Biggest flaw: Several playtesters felt you could play Randomly. If you play Randomly, then no matter how strategic your opponent plays they are effectively playing Randomly. There doesn't seem to be an easy solution to this but I don't think it should stop you from releasing.
* Possible solution is to take advice from Sirlin.net's Yomi and make "Rock" worth more. Eg. You need only 5 tech points to win instead of 7 by default, emphasizing the strength of Scout. Random play could be countered by playing Mine more often. (This math logic might be flawed.. please consider the impact of randomness. It's possible you could just ignore it and ship the game without bothering about it. We still had fun and probably most buyers would too.)
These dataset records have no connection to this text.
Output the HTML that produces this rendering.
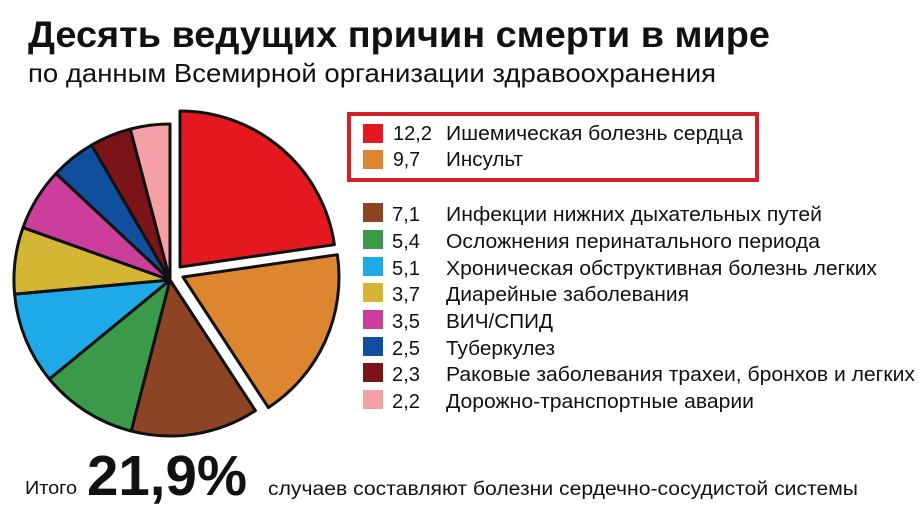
<!DOCTYPE html>
<html>
<head>
<meta charset="utf-8">
<style>
  html, body { margin:0; padding:0; background:#ffffff; }
  svg { display:block; }
  text { font-family: "Liberation Sans", "Noto Sans CJK SC", sans-serif; fill:#111; }
</style>
</head>
<body>
<svg width="922" height="528" viewBox="0 0 922 528" xmlns="http://www.w3.org/2000/svg">
  <rect x="0" y="0" width="922" height="528" fill="#ffffff"/>

  <!-- Title -->
  <text x="28" y="47" font-size="37" font-weight="bold" fill="#0d0d0d" textLength="742" lengthAdjust="spacingAndGlyphs">Десять ведущих причин смерти в мире</text>
  <text x="28" y="82" font-size="26" fill="#151515" textLength="688" lengthAdjust="spacingAndGlyphs">по данным Всемирной организации здравоохранения</text>

  <!-- Pie -->
  <g stroke="#111" stroke-width="3" stroke-linejoin="round">
    <path d="M170,280 L255.4,410.6 A156,156 0 0 1 131.2,431.1 Z" fill="#8c4424"/>
    <path d="M170,280 L131.2,431.1 A156,156 0 0 1 49.4,379.0 Z" fill="#3a9a4a"/>
    <path d="M170,280 L49.4,379.0 A156,156 0 0 1 14.6,294.1 Z" fill="#1ea9e8"/>
    <path d="M170,280 L14.6,294.1 A156,156 0 0 1 23.0,227.6 Z" fill="#d4b534"/>
    <path d="M170,280 L23.0,227.6 A156,156 0 0 1 56.0,173.5 Z" fill="#cc3e9c"/>
    <path d="M170,280 L56.0,173.5 A156,156 0 0 1 91.6,145.1 Z" fill="#124e9e"/>
    <path d="M170,280 L91.6,145.1 A156,156 0 0 1 130.3,129.1 Z" fill="#7a1418"/>
    <path d="M170,280 L130.3,129.1 A156,156 0 0 1 170,124 Z" fill="#f4a0a6"/>
    <path d="M180,267 L180,111 A156,156 0 0 1 334.4,244.7 Z" fill="#e3191f"/>
    <path d="M183,277 L337.4,254.7 A156,156 0 0 1 268.4,407.6 Z" fill="#de8530"/>
  </g>

  <!-- Highlight box -->
  <rect x="349" y="114" width="408" height="66" fill="none" stroke="#d42027" stroke-width="4"/>

  <!-- Legend squares -->
  <rect x="363" y="124" width="20" height="19" fill="#e3191f"/>
  <rect x="363" y="150" width="20" height="19" fill="#de8530"/>
  <rect x="363" y="203" width="20" height="19" fill="#8c4424"/>
  <rect x="363" y="230" width="20" height="19" fill="#3a9a4a"/>
  <rect x="363" y="257" width="20" height="19" fill="#1ea9e8"/>
  <rect x="363" y="283" width="20" height="19" fill="#d4b534"/>
  <rect x="363" y="310" width="20" height="19" fill="#cc3e9c"/>
  <rect x="363" y="337" width="20" height="19" fill="#124e9e"/>
  <rect x="363" y="363" width="20" height="19" fill="#7a1418"/>
  <rect x="363" y="390" width="20" height="19" fill="#f4a0a6"/>

  <!-- Legend numbers -->
  <g font-size="20">
    <text x="393" y="140" textLength="39" lengthAdjust="spacingAndGlyphs">12,2</text>
    <text x="393" y="166" textLength="27" lengthAdjust="spacingAndGlyphs">9,7</text>
    <text x="392" y="221" textLength="28" lengthAdjust="spacingAndGlyphs">7,1</text>
    <text x="392" y="248" textLength="28" lengthAdjust="spacingAndGlyphs">5,4</text>
    <text x="392" y="275" textLength="28" lengthAdjust="spacingAndGlyphs">5,1</text>
    <text x="392" y="301" textLength="28" lengthAdjust="spacingAndGlyphs">3,7</text>
    <text x="392" y="328" textLength="28" lengthAdjust="spacingAndGlyphs">3,5</text>
    <text x="392" y="355" textLength="28" lengthAdjust="spacingAndGlyphs">2,5</text>
    <text x="392" y="381" textLength="28" lengthAdjust="spacingAndGlyphs">2,3</text>
    <text x="392" y="408" textLength="28" lengthAdjust="spacingAndGlyphs">2,2</text>
  </g>

  <!-- Legend labels -->
  <g font-size="20">
    <text x="446" y="140" textLength="297" lengthAdjust="spacingAndGlyphs">Ишемическая болезнь сердца</text>
    <text x="446" y="166" textLength="77" lengthAdjust="spacingAndGlyphs">Инсульт</text>
    <text x="446" y="221" textLength="376" lengthAdjust="spacingAndGlyphs">Инфекции нижних дыхательных путей</text>
    <text x="446" y="248" textLength="374" lengthAdjust="spacingAndGlyphs">Осложнения перинатального периода</text>
    <text x="446" y="275" textLength="431" lengthAdjust="spacingAndGlyphs">Хроническая обструктивная болезнь легких</text>
    <text x="446" y="301" textLength="243" lengthAdjust="spacingAndGlyphs">Диарейные заболевания</text>
    <text x="446" y="328" textLength="107" lengthAdjust="spacingAndGlyphs">ВИЧ/СПИД</text>
    <text x="446" y="355" textLength="109" lengthAdjust="spacingAndGlyphs">Туберкулез</text>
    <text x="446" y="381" textLength="469" lengthAdjust="spacingAndGlyphs">Раковые заболевания трахеи, бронхов и легких</text>
    <text x="446" y="408" textLength="308" lengthAdjust="spacingAndGlyphs">Дорожно-транспортные аварии</text>
  </g>

  <!-- Bottom line -->
  <text x="25" y="494" font-size="18" textLength="52" lengthAdjust="spacingAndGlyphs">Итого</text>
  <text x="87" y="495" font-size="57" font-weight="bold" textLength="160" lengthAdjust="spacingAndGlyphs">21,9%</text>
  <text x="268" y="495" font-size="19.5" textLength="590" lengthAdjust="spacingAndGlyphs">случаев составляют болезни сердечно-сосудистой системы</text>
</svg>
</body>
</html>
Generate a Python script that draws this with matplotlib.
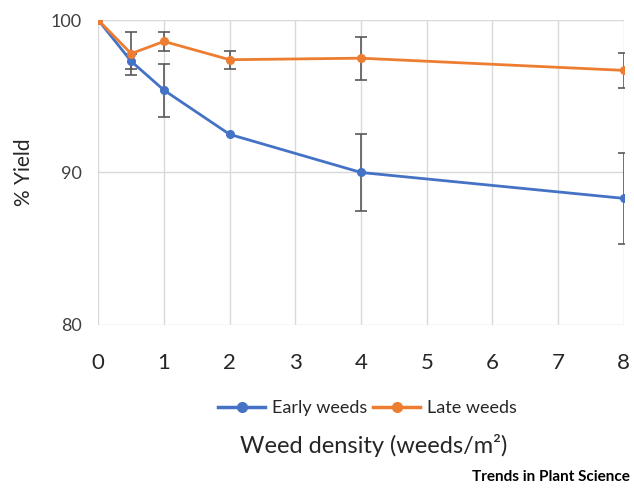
import matplotlib.pyplot as plt
from matplotlib.lines import Line2D

plt.rcParams['font.family'] = ['Lato', 'DejaVu Sans']

density = [0, 0.5, 1, 2, 4, 8]
early_yield = [100, 97.3, 95.4, 92.5, 90.0, 88.3]
early_err = [0, 0.5, 1.75, 0, 2.5, 3.0]
late_yield = [100, 97.8, 98.6, 97.4, 97.5, 96.7]
late_err = [0, 1.4, 0.65, 0.6, 1.4, 1.15]

blue = '#4472C4'
orange = '#ED7D31'
grid_col = '#D9D9D9'
err_col = '#595959'

fig = plt.figure(figsize=(6.34, 4.90), dpi=100)
ax = fig.add_axes([0.155, 0.337, 0.829, 0.622])

for y, err, col, lab in [(early_yield, early_err, blue, 'Early weeds'),
                         (late_yield, late_err, orange, 'Late weeds')]:
    ax.plot(density, y, color=col, lw=2, marker='o', ms=5.5, label=lab, zorder=3)
    # only draw bars where there is an error
    xs = [d for d, e in zip(density, err) if e > 0]
    ys = [v for v, e in zip(y, err) if e > 0]
    es = [e for e in err if e > 0]
    ax.errorbar(xs, ys, yerr=es, fmt='none', ecolor=err_col, elinewidth=1.2,
                capsize=4, capthick=1.2, zorder=2)

ax.set_xlim(0, 8)
ax.set_ylim(80, 100)
ax.set_xticks(range(0, 9))
ax.set_yticks([80, 90, 100])
ax.grid(True, color=grid_col, lw=1)
ax.set_axisbelow(True)
for s in ax.spines.values():
    s.set_visible(False)
ax.tick_params(length=0)
ax.tick_params(axis='x', labelsize=16, colors='#262626', pad=20)
ax.tick_params(axis='y', labelsize=13, colors='#404040', pad=12)
ax.set_ylabel('% Yield', fontsize=15, color='#262626', labelpad=12)

fig.text(0.59, 0.075, 'Weed density (weeds/m²)', fontsize=17,
         color='#262626', ha='center')
handles = [Line2D([], [], color=blue, lw=2.5, marker='o', ms=7),
           Line2D([], [], color=orange, lw=2.5, marker='o', ms=7)]
fig.legend(handles, ['Early weeds', 'Late weeds'], loc='center',
           bbox_to_anchor=(0.58, 0.167), ncol=2, frameon=False,
           fontsize=13, handlelength=2.6, columnspacing=0.3, handletextpad=0.4,
           labelcolor='#262626')
fig.text(0.993, 0.012, 'Trends in Plant Science', fontsize=11,
         fontweight='bold', ha='right', va='bottom', color='black')

fig.savefig('out.png', dpi=100)
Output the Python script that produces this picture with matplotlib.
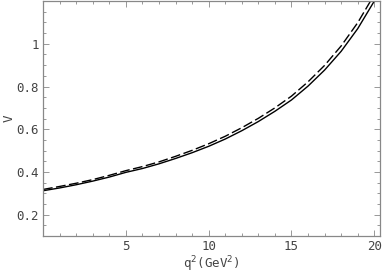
import matplotlib
matplotlib.use("Agg")
import matplotlib.pyplot as plt
from matplotlib.ticker import MultipleLocator

q2 = [0, 1, 2, 3, 4, 5, 6, 7, 8, 9, 10, 11, 12, 13, 14, 15, 16, 17, 18, 19, 20, 20.3]
v_solid = [0.312, 0.325, 0.340, 0.357, 0.376, 0.398, 0.416, 0.438, 0.463, 0.490, 0.520,
           0.554, 0.593, 0.636, 0.684, 0.737, 0.802, 0.877, 0.965, 1.071, 1.200, 1.243]
v_dashed = [0.318, 0.332, 0.347, 0.364, 0.384, 0.406, 0.425, 0.447, 0.473, 0.501, 0.532,
            0.567, 0.607, 0.651, 0.700, 0.755, 0.822, 0.899, 0.990, 1.099, 1.230, 1.275]

xticks = [5, 10, 15, 20]
yticks = [0.2, 0.4, 0.6, 0.8, 1.0]
ytick_labels = ["0.2", "0.4", "0.6", "0.8", "1"]

fig = plt.figure(figsize=(3.82, 2.73), dpi=100)
ax = fig.add_axes([0.1126, 0.1355, 0.8824, 0.8605])

ax.plot(q2, v_solid, color="black", lw=1.0)
ax.plot(q2, v_dashed, color="black", lw=1.0, dashes=(7, 2.5))

ax.set_xlim(0, 20.35)
ax.set_ylim(0.1, 1.2)

fam = "DejaVu Sans Mono"
grey = "#444444"
ax.set_xticks(xticks)
ax.set_xticklabels([str(t) for t in xticks], family=fam, fontsize=9, color=grey)
ax.set_yticks(yticks)
ax.set_yticklabels(ytick_labels, family=fam, fontsize=9, color=grey)
ax.xaxis.set_minor_locator(MultipleLocator(1))
ax.yaxis.set_minor_locator(MultipleLocator(0.05))
ax.tick_params(which="both", direction="in", top=True, right=True, color="#888888", width=0.6)
ax.tick_params(which="major", length=4, pad=3)
ax.tick_params(which="minor", length=2)
for s in ax.spines.values():
    s.set_color("#888888")
    s.set_linewidth(0.9)

ax.set_xlabel(r"q$^2$(GeV$^2$)", family=fam, fontsize=9, color=grey, labelpad=1)
ax.set_ylabel("V", family=fam, fontsize=9, color=grey)
ax.yaxis.set_label_coords(-0.082, 0.5)

fig.savefig("out.png", dpi=100)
* Another possible solution: The "Cancel (token)" effect only prevents buying of a planet with a certain one, two or three choices. At least one choice can be countered, its effect doesn't apply *but* you can still buy a planet. Colonize seems like a thematic choice.
* Possibly more interesting weighting could come from counting something sucessively.. 2 Scouts in a row gives an extra Ship, etc.
Part 5: Misc notes on Resource Types
* Do resource cubes have any correlation with the kinds of planets they can buy? They felt very random, unstrategizble on which quarry take from. Usually was reactive - take the one with the most, or the one that would allow an immediate purchase. Not terrible but feels lacking in depth.
* Recommendation: Black planets tend to give you damage, grey planets tend to give you an extra action (like mine or take a ship), whites tend to ___. Planets with both could do either color's main effect or something different to give variety.
Conclusion:
We like the game. Good work. Increasing the readability of rulebook & cards are the main issues we found. The overal guessing & outguessing was fun. Please add me to your Kickstarter list, I will be buying a copy.